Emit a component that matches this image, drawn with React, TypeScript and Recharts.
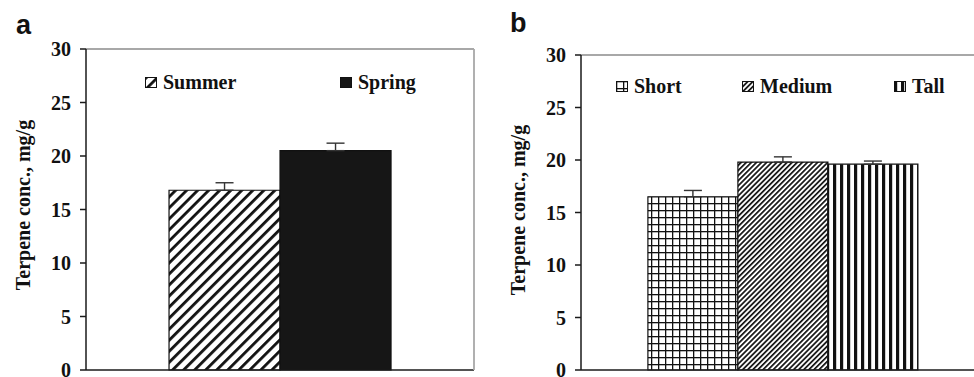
import React from 'react';
import { BarChart, Bar, XAxis, YAxis, ErrorBar, Legend } from 'recharts';

// panel a: season
const seasonNames = ['Summer', 'Spring'];
const seasonMeans = [16.8, 20.5];
const seasonErrors = [0.7, 0.7];

// panel b: plant height
const heightNames = ['Short', 'Medium', 'Tall'];
const heightMeans = [16.5, 19.8, 19.6];
const heightErrors = [0.6, 0.5, 0.3];

const yTicks = [0, 5, 10, 15, 20, 25, 30];
const yLabel = 'Terpene conc., mg/g';

const serif = '"Liberation Serif", "Times New Roman", serif';
const tickStyle = { fontFamily: serif, fontWeight: 700, fontSize: 20, fill: '#111', dx: -7 };

const seasonFills = ['url(#hatchWide)', '#161616'];
const heightFills = ['url(#grid)', 'url(#hatchFine)', 'url(#vstripes)'];

function buildRow(names: string[], means: number[], errors: number[]) {
  const row: Record<string, any> = { name: 'all' };
  names.forEach((n, i) => {
    row[n] = means[i];
    row[n + 'Err'] = [0, errors[i]];
  });
  return row;
}

const seasonData = [buildRow(seasonNames, seasonMeans, seasonErrors)];
const heightData = [buildRow(heightNames, heightMeans, heightErrors)];

function Patterns() {
  return (
    <defs>
      <pattern id="hatchWide" width="7.8" height="7.8" patternUnits="userSpaceOnUse" patternTransform="rotate(45)">
        <rect width="7.8" height="7.8" fill="#fff" />
        <rect x="0" y="0" width="2.8" height="7.8" fill="#111" />
      </pattern>
      <pattern id="hatchFine" width="3.6" height="3.6" patternUnits="userSpaceOnUse" patternTransform="rotate(45)">
        <rect width="3.6" height="3.6" fill="#fff" />
        <rect x="0" y="0" width="1.7" height="3.6" fill="#111" />
      </pattern>
      <pattern id="grid" width="7" height="7" patternUnits="userSpaceOnUse">
        <rect width="7" height="7" fill="#fff" />
        <rect x="0" y="0" width="7" height="1.3" fill="#111" />
        <rect x="0" y="0" width="1.3" height="7" fill="#111" />
      </pattern>
      <pattern id="vstripes" width="7" height="7" patternUnits="userSpaceOnUse">
        <rect width="7" height="7" fill="#fff" />
        <rect x="0" y="0" width="3.2" height="7" fill="#111" />
      </pattern>
    </defs>
  );
}

function LegendBox({ names, fills, slots }: { names: string[]; fills: string[]; slots: number[] }) {
  return (
    <div style={{ position: 'relative', height: 22 }}>
      {names.map((n, i) => (
        <div key={n} style={{ position: 'absolute', left: slots[i], top: 0, display: 'flex', alignItems: 'center', whiteSpace: 'nowrap' }}>
          <svg width={12} height={11} style={{ marginRight: 6 }}>
            <rect x={0.5} y={0.5} width={11} height={10} fill={fills[i]} stroke="#111" strokeWidth={1} />
          </svg>
          <span style={{ fontFamily: serif, fontWeight: 700, fontSize: 20, lineHeight: '22px', color: '#111' }}>{n}</span>
        </div>
      ))}
    </div>
  );
}

function Panel({
  data, names, fills, width, axisWidth, top, gap, legendLeft, legendTop, slots,
}: {
  data: any[]; names: string[]; fills: string[]; width: number; axisWidth: number; top: number;
  gap: string; legendLeft: number; legendTop: number; slots: number[];
}) {
  const dark = { stroke: '#1a1a1a', strokeWidth: 1.5 };
  const grey = { stroke: '#a8a8a8', strokeWidth: 1.8 };
  return (
    <BarChart width={width} height={395} data={data} margin={{ top, right: 5, bottom: 0, left: 0 }} barCategoryGap={gap} barGap={0}>
      <Patterns />
      <XAxis dataKey="name" tick={false} tickLine={false} height={25} axisLine={dark} />
      <XAxis xAxisId="top" orientation="top" dataKey="name" height={1} tick={false} tickLine={false} axisLine={grey} />
      <YAxis domain={[0, 30]} ticks={yTicks} width={axisWidth} tick={tickStyle} axisLine={dark} tickLine={dark} />
      <YAxis yAxisId="right" orientation="right" width={1} domain={[0, 30]} tick={false} tickLine={false} axisLine={grey} />
      <Legend layout="horizontal" verticalAlign="middle" align="center"
        wrapperStyle={{ top: legendTop, left: legendLeft, width: 420 }}
        content={() => <LegendBox names={names} fills={fills} slots={slots} />} />
      {names.map((n, i) => (
        <Bar key={n} dataKey={n} name={n} fill={fills[i]} stroke="#111" strokeWidth={1.2} isAnimationActive={false}>
          <ErrorBar dataKey={n + 'Err'} width={9} stroke="#333" strokeWidth={1.4} direction="y" />
        </Bar>
      ))}
    </BarChart>
  );
}

const panelLetter: React.CSSProperties = {
  position: 'absolute', fontFamily: '"Liberation Sans", Arial, sans-serif', fontWeight: 700, fontSize: 27, lineHeight: '27px', color: '#111',
};

function AxisTitle({ cx, cy }: { cx: number; cy: number }) {
  return (
    <div style={{
      position: 'absolute', left: cx, top: cy, transform: 'translate(-50%, -50%) rotate(-90deg)', whiteSpace: 'nowrap',
      fontFamily: serif, fontWeight: 700, fontSize: 20, lineHeight: '20px', color: '#111',
    }}>{yLabel}</div>
  );
}

export default function App() {
  return (
    <div style={{ position: 'fixed', left: 0, top: 0, width: 974, height: 377, overflow: 'hidden', background: '#fff' }}>
      <div style={{ position: 'absolute', left: 0, top: 0 }}>
        <Panel data={seasonData} names={seasonNames} fills={seasonFills} width={480} axisWidth={86} top={48}
          gap="21.4%" legendLeft={145} legendTop={71} slots={[0, 195]} />
      </div>
      <div style={{ position: 'absolute', left: 490, top: 0 }}>
        <Panel data={heightData} names={heightNames} fills={heightFills} width={500} axisWidth={91} top={54}
          gap="16.6%" legendLeft={126} legendTop={75} slots={[0, 126, 278]} />
      </div>
      <AxisTitle cx={23} cy={205} />
      <AxisTitle cx={518} cy={210} />
      <div style={{ ...panelLetter, left: 16, top: 12 }}>a</div>
      <div style={{ ...panelLetter, left: 510, top: 10 }}>b</div>
    </div>
  );
}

⁂

Omit the pictures, and quote the material above exactly as given.

Emit a component that matches this image, drawn with React, TypeScript and Recharts.
import React from 'react';
import { BarChart, Bar, XAxis, YAxis, ErrorBar, Legend } from 'recharts';

// panel a: season
const seasonNames = ['Summer', 'Spring'];
const seasonMeans = [16.8, 20.5];
const seasonErrors = [0.7, 0.7];

// panel b: plant height
const heightNames = ['Short', 'Medium', 'Tall'];
const heightMeans = [16.5, 19.8, 19.6];
const heightErrors = [0.6, 0.5, 0.3];

const yTicks = [0, 5, 10, 15, 20, 25, 30];
const yLabel = 'Terpene conc., mg/g';

const serif = '"Liberation Serif", "Times New Roman", serif';
const tickStyle = { fontFamily: serif, fontWeight: 700, fontSize: 20, fill: '#111', dx: -7 };

const seasonFills = ['url(#hatchWide)', '#161616'];
const heightFills = ['url(#grid)', 'url(#hatchFine)', 'url(#vstripes)'];

function buildRow(names: string[], means: number[], errors: number[]) {
  const row: Record<string, any> = { name: 'all' };
  names.forEach((n, i) => {
    row[n] = means[i];
    row[n + 'Err'] = [0, errors[i]];
  });
  return row;
}

const seasonData = [buildRow(seasonNames, seasonMeans, seasonErrors)];
const heightData = [buildRow(heightNames, heightMeans, heightErrors)];

function Patterns() {
  return (
    <defs>
      <pattern id="hatchWide" width="7.8" height="7.8" patternUnits="userSpaceOnUse" patternTransform="rotate(45)">
        <rect width="7.8" height="7.8" fill="#fff" />
        <rect x="0" y="0" width="2.8" height="7.8" fill="#111" />
      </pattern>
      <pattern id="hatchFine" width="3.6" height="3.6" patternUnits="userSpaceOnUse" patternTransform="rotate(45)">
        <rect width="3.6" height="3.6" fill="#fff" />
        <rect x="0" y="0" width="1.7" height="3.6" fill="#111" />
      </pattern>
      <pattern id="grid" width="7" height="7" patternUnits="userSpaceOnUse">
        <rect width="7" height="7" fill="#fff" />
        <rect x="0" y="0" width="7" height="1.3" fill="#111" />
        <rect x="0" y="0" width="1.3" height="7" fill="#111" />
      </pattern>
      <pattern id="vstripes" width="7" height="7" patternUnits="userSpaceOnUse">
        <rect width="7" height="7" fill="#fff" />
        <rect x="0" y="0" width="3.2" height="7" fill="#111" />
      </pattern>
    </defs>
  );
}

function LegendBox({ names, fills, slots }: { names: string[]; fills: string[]; slots: number[] }) {
  return (
    <div style={{ position: 'relative', height: 22 }}>
      {names.map((n, i) => (
        <div key={n} style={{ position: 'absolute', left: slots[i], top: 0, display: 'flex', alignItems: 'center', whiteSpace: 'nowrap' }}>
          <svg width={12} height={11} style={{ marginRight: 6 }}>
            <rect x={0.5} y={0.5} width={11} height={10} fill={fills[i]} stroke="#111" strokeWidth={1} />
          </svg>
          <span style={{ fontFamily: serif, fontWeight: 700, fontSize: 20, lineHeight: '22px', color: '#111' }}>{n}</span>
        </div>
      ))}
    </div>
  );
}

function Panel({
  data, names, fills, width, axisWidth, top, gap, legendLeft, legendTop, slots,
}: {
  data: any[]; names: string[]; fills: string[]; width: number; axisWidth: number; top: number;
  gap: string; legendLeft: number; legendTop: number; slots: number[];
}) {
  const dark = { stroke: '#1a1a1a', strokeWidth: 1.5 };
  const grey = { stroke: '#a8a8a8', strokeWidth: 1.8 };
  return (
    <BarChart width={width} height={395} data={data} margin={{ top, right: 5, bottom: 0, left: 0 }} barCategoryGap={gap} barGap={0}>
      <Patterns />
      <XAxis dataKey="name" tick={false} tickLine={false} height={25} axisLine={dark} />
      <XAxis xAxisId="top" orientation="top" dataKey="name" height={1} tick={false} tickLine={false} axisLine={grey} />
      <YAxis domain={[0, 30]} ticks={yTicks} width={axisWidth} tick={tickStyle} axisLine={dark} tickLine={dark} />
      <YAxis yAxisId="right" orientation="right" width={1} domain={[0, 30]} tick={false} tickLine={false} axisLine={grey} />
      <Legend layout="horizontal" verticalAlign="middle" align="center"
        wrapperStyle={{ top: legendTop, left: legendLeft, width: 420 }}
        content={() => <LegendBox names={names} fills={fills} slots={slots} />} />
      {names.map((n, i) => (
        <Bar key={n} dataKey={n} name={n} fill={fills[i]} stroke="#111" strokeWidth={1.2} isAnimationActive={false}>
          <ErrorBar dataKey={n + 'Err'} width={9} stroke="#333" strokeWidth={1.4} direction="y" />
        </Bar>
      ))}
    </BarChart>
  );
}

const panelLetter: React.CSSProperties = {
  position: 'absolute', fontFamily: '"Liberation Sans", Arial, sans-serif', fontWeight: 700, fontSize: 27, lineHeight: '27px', color: '#111',
};

function AxisTitle({ cx, cy }: { cx: number; cy: number }) {
  return (
    <div style={{
      position: 'absolute', left: cx, top: cy, transform: 'translate(-50%, -50%) rotate(-90deg)', whiteSpace: 'nowrap',
      fontFamily: serif, fontWeight: 700, fontSize: 20, lineHeight: '20px', color: '#111',
    }}>{yLabel}</div>
  );
}

export default function App() {
  return (
    <div style={{ position: 'fixed', left: 0, top: 0, width: 974, height: 377, overflow: 'hidden', background: '#fff' }}>
      <div style={{ position: 'absolute', left: 0, top: 0 }}>
        <Panel data={seasonData} names={seasonNames} fills={seasonFills} width={480} axisWidth={86} top={48}
          gap="21.4%" legendLeft={145} legendTop={71} slots={[0, 195]} />
      </div>
      <div style={{ position: 'absolute', left: 490, top: 0 }}>
        <Panel data={heightData} names={heightNames} fills={heightFills} width={500} axisWidth={91} top={54}
          gap="16.6%" legendLeft={126} legendTop={75} slots={[0, 126, 278]} />
      </div>
      <AxisTitle cx={23} cy={205} />
      <AxisTitle cx={518} cy={210} />
      <div style={{ ...panelLetter, left: 16, top: 12 }}>a</div>
      <div style={{ ...panelLetter, left: 510, top: 10 }}>b</div>
    </div>
  );
}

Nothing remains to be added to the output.